BEGIN DATASET CONTENT
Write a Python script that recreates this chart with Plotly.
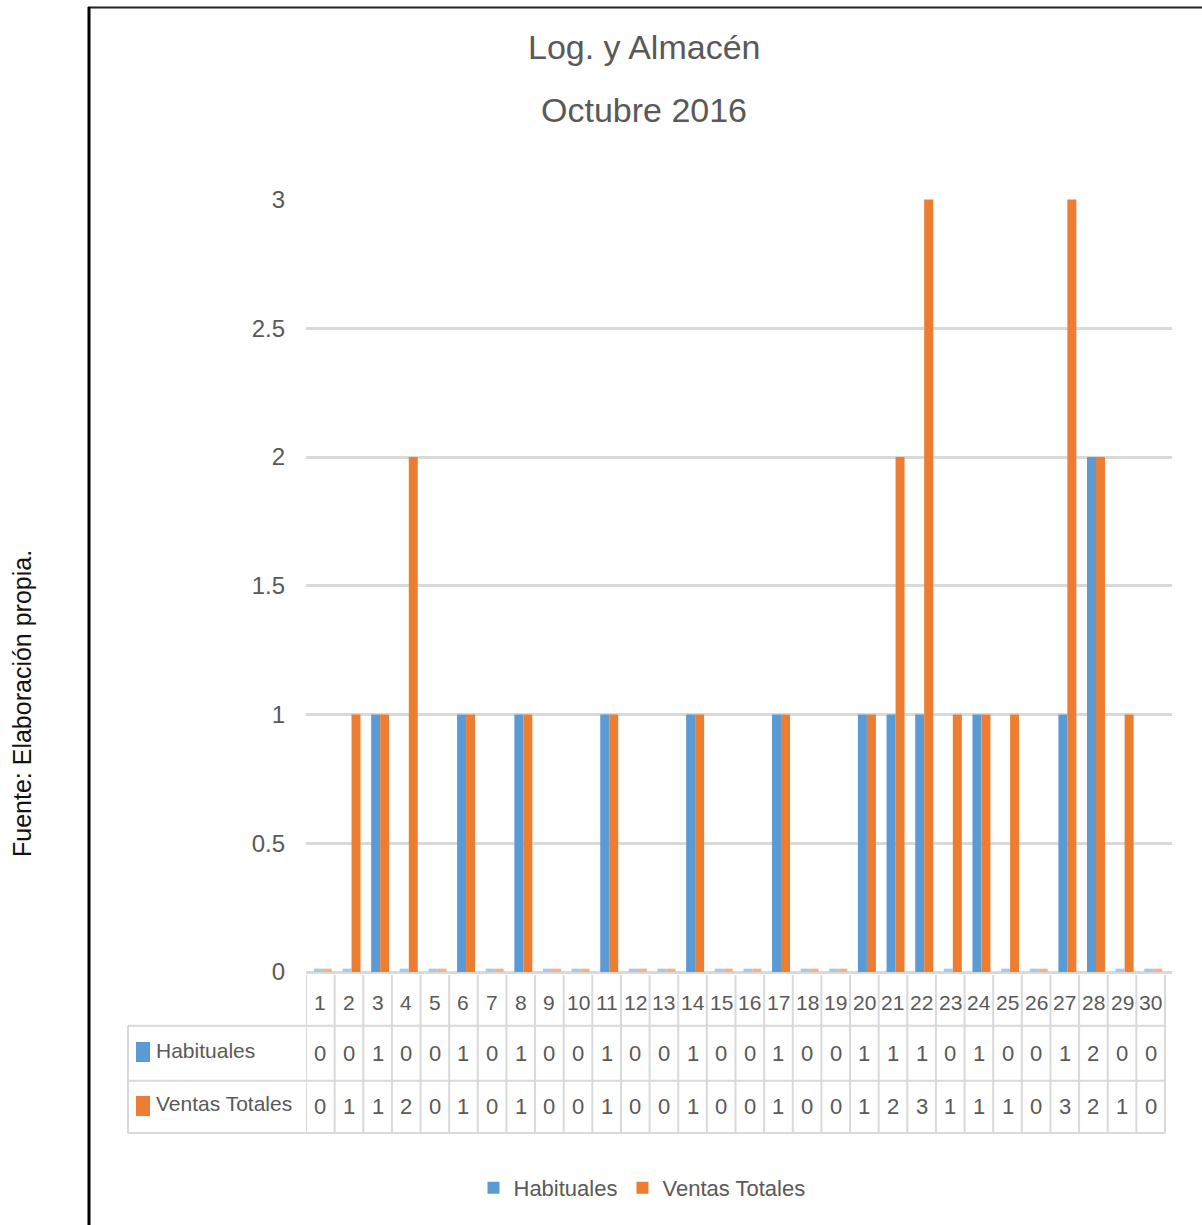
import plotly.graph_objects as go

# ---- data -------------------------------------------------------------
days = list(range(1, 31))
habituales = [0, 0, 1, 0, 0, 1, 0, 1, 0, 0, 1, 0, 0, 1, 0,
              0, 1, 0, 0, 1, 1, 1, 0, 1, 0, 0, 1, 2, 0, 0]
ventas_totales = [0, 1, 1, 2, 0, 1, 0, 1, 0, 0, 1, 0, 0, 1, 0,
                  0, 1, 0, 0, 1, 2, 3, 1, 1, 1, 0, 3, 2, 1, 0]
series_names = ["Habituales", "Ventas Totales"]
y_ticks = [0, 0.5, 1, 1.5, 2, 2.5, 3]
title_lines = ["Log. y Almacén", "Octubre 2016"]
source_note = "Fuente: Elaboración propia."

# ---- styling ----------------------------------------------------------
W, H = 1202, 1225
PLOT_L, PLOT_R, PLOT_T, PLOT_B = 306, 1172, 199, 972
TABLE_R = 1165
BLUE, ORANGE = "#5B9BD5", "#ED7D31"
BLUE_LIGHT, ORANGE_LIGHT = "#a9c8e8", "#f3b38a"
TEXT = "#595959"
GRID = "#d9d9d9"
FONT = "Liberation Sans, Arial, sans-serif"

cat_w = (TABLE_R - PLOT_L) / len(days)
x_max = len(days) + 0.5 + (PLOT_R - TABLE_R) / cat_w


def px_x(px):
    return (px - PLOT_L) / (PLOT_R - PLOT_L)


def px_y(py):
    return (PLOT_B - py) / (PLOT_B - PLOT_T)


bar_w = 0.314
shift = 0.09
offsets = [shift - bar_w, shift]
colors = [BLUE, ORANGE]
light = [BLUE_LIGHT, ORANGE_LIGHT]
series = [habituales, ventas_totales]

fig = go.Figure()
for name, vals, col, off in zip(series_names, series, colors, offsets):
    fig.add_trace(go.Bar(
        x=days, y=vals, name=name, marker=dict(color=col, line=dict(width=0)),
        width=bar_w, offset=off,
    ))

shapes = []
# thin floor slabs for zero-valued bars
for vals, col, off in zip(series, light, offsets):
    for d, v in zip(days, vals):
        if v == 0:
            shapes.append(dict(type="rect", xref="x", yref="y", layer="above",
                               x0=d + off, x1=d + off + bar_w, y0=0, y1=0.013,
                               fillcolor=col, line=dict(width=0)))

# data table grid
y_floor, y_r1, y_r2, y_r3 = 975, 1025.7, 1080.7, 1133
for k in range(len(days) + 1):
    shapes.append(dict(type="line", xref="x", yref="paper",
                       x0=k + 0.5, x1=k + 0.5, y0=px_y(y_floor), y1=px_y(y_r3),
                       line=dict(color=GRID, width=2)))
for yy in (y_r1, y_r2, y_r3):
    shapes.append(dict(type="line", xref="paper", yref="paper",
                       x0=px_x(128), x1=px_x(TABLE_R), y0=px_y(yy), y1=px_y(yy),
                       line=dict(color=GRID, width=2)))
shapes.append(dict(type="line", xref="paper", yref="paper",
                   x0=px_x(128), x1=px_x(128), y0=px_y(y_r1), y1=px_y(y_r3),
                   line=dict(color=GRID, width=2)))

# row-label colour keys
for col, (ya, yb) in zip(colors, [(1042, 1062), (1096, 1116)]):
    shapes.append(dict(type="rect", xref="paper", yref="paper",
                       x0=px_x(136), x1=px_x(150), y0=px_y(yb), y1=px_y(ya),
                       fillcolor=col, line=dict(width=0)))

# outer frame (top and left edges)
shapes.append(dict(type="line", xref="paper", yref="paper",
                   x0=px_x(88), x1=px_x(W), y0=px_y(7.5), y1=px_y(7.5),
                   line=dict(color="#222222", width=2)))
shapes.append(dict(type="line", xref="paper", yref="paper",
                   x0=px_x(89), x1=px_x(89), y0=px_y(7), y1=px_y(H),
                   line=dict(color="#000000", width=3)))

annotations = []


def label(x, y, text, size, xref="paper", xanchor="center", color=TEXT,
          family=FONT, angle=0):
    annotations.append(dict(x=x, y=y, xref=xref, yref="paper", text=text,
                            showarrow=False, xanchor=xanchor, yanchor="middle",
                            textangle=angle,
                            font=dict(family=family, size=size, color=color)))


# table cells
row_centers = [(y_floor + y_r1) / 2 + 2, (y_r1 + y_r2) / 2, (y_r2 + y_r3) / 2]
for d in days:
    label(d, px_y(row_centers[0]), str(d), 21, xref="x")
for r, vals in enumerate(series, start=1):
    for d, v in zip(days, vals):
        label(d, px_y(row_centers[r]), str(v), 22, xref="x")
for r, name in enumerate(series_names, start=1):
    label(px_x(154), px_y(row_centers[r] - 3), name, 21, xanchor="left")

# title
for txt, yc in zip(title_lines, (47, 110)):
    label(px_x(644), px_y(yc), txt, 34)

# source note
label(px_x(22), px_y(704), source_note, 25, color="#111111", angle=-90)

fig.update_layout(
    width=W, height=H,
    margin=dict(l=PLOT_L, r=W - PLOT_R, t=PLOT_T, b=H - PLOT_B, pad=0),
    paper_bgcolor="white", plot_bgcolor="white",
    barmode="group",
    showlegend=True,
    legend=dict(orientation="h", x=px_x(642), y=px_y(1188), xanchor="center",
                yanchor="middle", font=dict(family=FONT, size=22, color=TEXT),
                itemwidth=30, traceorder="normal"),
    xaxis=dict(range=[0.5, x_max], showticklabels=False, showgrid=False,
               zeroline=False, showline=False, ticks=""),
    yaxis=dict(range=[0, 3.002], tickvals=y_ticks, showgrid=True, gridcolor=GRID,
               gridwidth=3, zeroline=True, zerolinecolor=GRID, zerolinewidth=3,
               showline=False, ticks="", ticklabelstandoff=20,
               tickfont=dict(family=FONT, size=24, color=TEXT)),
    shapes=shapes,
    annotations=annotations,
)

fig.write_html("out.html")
END DATASET CONTENT
PROMPT:
Only the lines from the top of the data through the line with "import plotly.graph_objects as go" should be quoted, exactly and with both ends kept; skip the pictures.

FULL OUTPUT:
Write a Python script that recreates this chart with Plotly.
import plotly.graph_objects as go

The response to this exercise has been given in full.